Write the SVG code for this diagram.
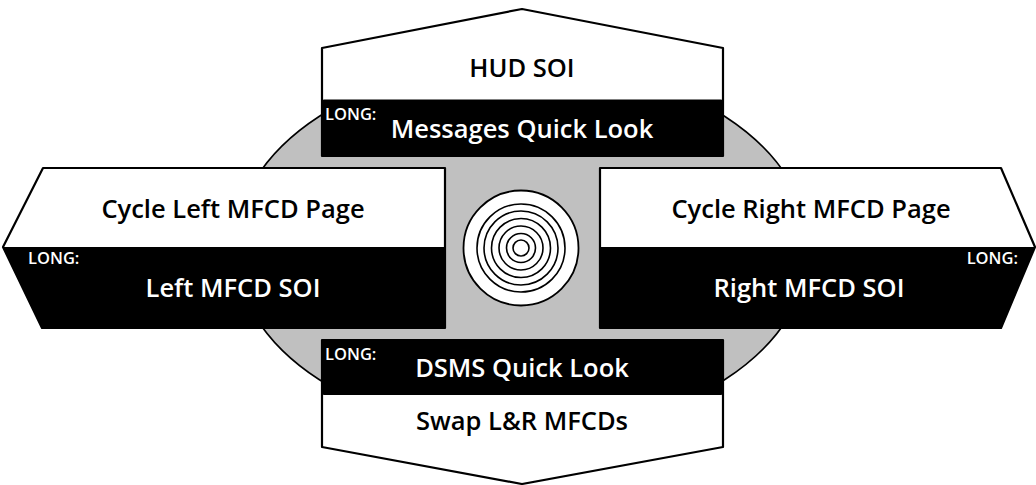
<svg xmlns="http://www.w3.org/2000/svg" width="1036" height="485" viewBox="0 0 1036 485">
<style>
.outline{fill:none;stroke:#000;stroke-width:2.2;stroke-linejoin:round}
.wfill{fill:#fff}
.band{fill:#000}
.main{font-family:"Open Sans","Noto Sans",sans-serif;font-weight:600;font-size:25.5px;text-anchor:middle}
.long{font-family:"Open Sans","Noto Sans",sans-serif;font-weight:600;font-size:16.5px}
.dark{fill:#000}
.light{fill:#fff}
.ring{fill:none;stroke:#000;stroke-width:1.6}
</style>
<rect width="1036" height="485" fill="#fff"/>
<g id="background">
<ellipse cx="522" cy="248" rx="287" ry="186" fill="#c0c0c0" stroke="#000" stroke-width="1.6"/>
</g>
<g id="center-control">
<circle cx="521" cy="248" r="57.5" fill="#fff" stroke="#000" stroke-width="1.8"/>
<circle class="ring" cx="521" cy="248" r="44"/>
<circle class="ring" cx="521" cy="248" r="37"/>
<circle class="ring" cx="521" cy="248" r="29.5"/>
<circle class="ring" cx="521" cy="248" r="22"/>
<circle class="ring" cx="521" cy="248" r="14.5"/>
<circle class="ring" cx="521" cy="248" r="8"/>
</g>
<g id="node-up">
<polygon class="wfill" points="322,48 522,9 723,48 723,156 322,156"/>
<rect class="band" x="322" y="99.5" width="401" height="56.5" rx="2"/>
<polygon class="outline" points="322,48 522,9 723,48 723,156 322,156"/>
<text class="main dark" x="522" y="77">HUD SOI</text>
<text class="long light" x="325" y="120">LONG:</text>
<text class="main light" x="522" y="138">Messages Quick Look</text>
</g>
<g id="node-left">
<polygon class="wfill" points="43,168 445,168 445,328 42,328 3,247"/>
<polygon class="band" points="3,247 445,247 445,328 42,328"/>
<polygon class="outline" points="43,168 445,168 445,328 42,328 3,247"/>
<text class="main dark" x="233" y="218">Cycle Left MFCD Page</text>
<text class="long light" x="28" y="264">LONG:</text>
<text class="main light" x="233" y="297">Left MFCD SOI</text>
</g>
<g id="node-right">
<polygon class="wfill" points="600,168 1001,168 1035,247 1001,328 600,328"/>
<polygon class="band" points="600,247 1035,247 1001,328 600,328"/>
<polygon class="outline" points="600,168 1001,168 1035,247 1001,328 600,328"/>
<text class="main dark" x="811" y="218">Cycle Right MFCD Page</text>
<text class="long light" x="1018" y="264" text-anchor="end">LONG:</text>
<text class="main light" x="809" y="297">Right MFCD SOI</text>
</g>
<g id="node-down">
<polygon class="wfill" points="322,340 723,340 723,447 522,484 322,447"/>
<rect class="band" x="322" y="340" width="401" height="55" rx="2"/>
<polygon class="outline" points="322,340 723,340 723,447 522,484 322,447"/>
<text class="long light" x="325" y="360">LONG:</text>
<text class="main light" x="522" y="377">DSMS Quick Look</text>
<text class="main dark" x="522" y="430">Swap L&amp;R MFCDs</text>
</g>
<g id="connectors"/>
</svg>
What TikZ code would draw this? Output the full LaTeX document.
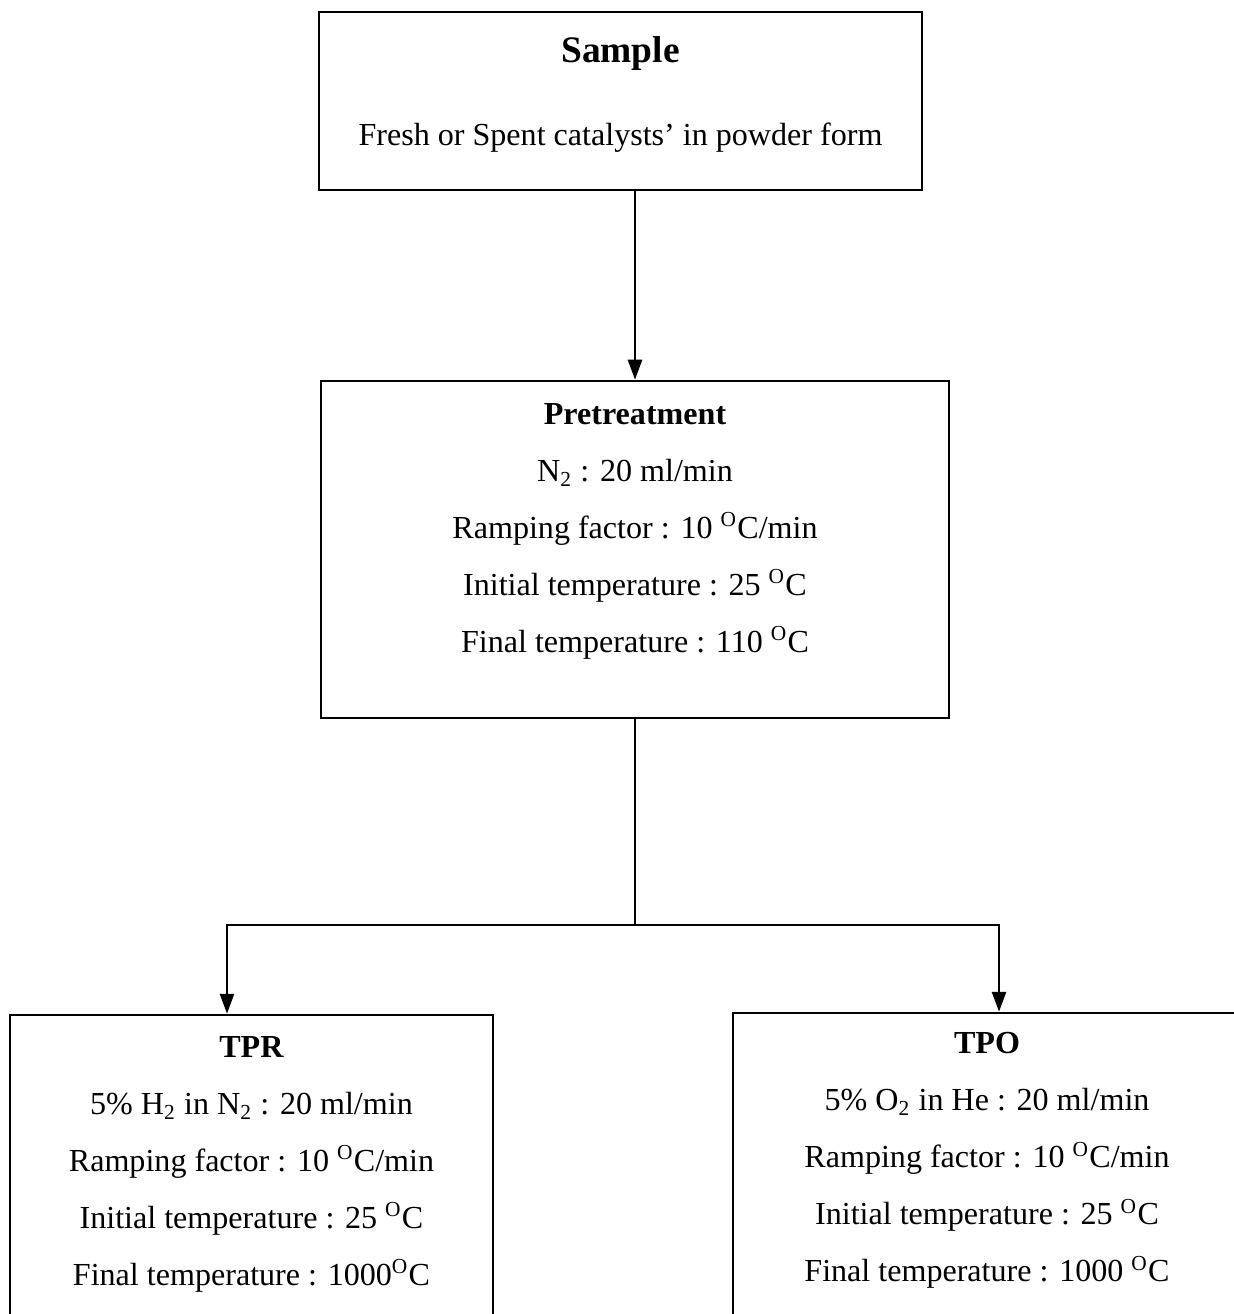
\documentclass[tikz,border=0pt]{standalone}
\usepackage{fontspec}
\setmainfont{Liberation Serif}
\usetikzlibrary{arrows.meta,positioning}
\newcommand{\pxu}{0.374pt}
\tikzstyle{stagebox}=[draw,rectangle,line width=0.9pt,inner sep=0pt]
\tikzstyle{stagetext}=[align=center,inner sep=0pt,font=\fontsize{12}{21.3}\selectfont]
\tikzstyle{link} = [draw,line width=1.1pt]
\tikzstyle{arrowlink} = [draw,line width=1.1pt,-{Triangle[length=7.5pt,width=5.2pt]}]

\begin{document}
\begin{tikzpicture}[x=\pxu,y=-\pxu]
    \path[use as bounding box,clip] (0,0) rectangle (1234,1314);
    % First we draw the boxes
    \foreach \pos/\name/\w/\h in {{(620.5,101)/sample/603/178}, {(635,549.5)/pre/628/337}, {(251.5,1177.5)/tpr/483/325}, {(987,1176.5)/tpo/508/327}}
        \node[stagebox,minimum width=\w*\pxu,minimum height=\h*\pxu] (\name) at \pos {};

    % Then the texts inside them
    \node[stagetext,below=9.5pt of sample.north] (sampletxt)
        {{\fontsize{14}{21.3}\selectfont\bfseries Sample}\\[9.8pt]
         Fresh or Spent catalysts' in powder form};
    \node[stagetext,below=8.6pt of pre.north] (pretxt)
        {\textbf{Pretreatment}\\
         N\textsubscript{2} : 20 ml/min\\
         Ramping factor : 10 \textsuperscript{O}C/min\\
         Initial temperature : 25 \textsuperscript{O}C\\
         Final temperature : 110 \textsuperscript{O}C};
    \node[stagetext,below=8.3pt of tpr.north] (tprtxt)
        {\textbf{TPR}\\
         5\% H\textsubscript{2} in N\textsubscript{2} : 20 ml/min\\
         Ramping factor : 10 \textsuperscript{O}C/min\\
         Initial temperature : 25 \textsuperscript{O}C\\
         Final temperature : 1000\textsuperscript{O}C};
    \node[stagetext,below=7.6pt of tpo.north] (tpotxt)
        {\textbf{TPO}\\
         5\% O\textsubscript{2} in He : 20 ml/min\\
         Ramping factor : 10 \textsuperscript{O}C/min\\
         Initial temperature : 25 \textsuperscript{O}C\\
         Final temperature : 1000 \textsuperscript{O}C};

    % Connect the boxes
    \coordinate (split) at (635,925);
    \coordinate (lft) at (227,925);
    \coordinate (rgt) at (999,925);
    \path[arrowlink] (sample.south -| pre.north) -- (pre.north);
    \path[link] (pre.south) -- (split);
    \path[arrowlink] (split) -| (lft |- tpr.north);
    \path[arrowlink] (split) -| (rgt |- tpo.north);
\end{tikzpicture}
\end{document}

==========

TASK GOAL: Omit the pictures. Extract exactly the lines that begin with the one holding "What TikZ code" and end with the one holding "width=\w*\pxu,minimum height=\h*\pxu] (\name)", inclusive.

FINAL ANSWER:
What TikZ code would draw this? Output the full LaTeX document.
\documentclass[tikz,border=0pt]{standalone}
\usepackage{fontspec}
\setmainfont{Liberation Serif}
\usetikzlibrary{arrows.meta,positioning}
\newcommand{\pxu}{0.374pt}
\tikzstyle{stagebox}=[draw,rectangle,line width=0.9pt,inner sep=0pt]
\tikzstyle{stagetext}=[align=center,inner sep=0pt,font=\fontsize{12}{21.3}\selectfont]
\tikzstyle{link} = [draw,line width=1.1pt]
\tikzstyle{arrowlink} = [draw,line width=1.1pt,-{Triangle[length=7.5pt,width=5.2pt]}]

\begin{document}
\begin{tikzpicture}[x=\pxu,y=-\pxu]
    \path[use as bounding box,clip] (0,0) rectangle (1234,1314);
    % First we draw the boxes
    \foreach \pos/\name/\w/\h in {{(620.5,101)/sample/603/178}, {(635,549.5)/pre/628/337}, {(251.5,1177.5)/tpr/483/325}, {(987,1176.5)/tpo/508/327}}
        \node[stagebox,minimum width=\w*\pxu,minimum height=\h*\pxu] (\name) at \pos {};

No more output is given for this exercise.